I have also put off setting up the registered student organization – and the deadline is November 15. Okay, so this week we’ll get the frame build and then ask students to fill it in the next week. Nothing like a deadline. As part of this task I also want to invite students to lead, even in small ways. To take on ownership of small parts of the groups.
And then there are the larger events ahead – pumpkin carving, an international meal, giving a paper at the SAMLA, attending new staff training, and then all the Christmas stuff. It’s piling up. A month ago I thought I had all the time in the world to finish everything. Now everything is upon me and time – well it’s quite limited.
It’s difficult to write out of a place of giving and grace when I feel so tied up and always behind. I want to talk of others, make connections with community, go on pilgrimage, and stop this uber-individualism, but I don’t feel I can. There’s so much I need to do and for which I am responsible to other people.
Often I don’t get to the new things because the backlog of the old keeps weighing on me.
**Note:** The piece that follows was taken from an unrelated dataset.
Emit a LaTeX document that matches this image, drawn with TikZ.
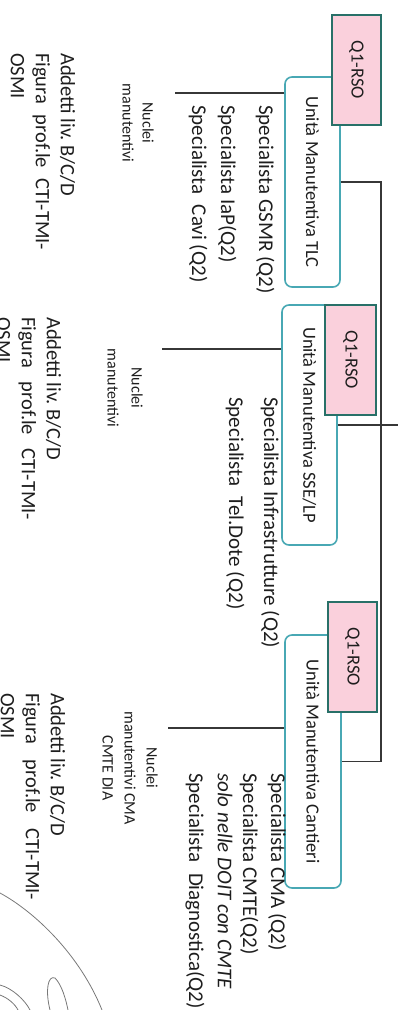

I have to finish the previous work before getting to the new. At least that’s what my adult self seems to be saying. After I finish the work, then I can play. It seems like I will never get to the new, even if that new is just planning for next semester.
Then I see a sunrise as I drive in to work. A brilliant red blaze. This is a new morning. I can grasp Christ, even if my world doesn’t seem to be falling into place. Perhaps after seeing, really seeing, enough sunrises, I will turn around and get on with the new and leave behind some of the heavy tasks. I also know that finals are ahead when all this hurrying will be over for a semester. There will be time to breathe more freely. Maybe even to see the life that existed in the midst of mid-terms.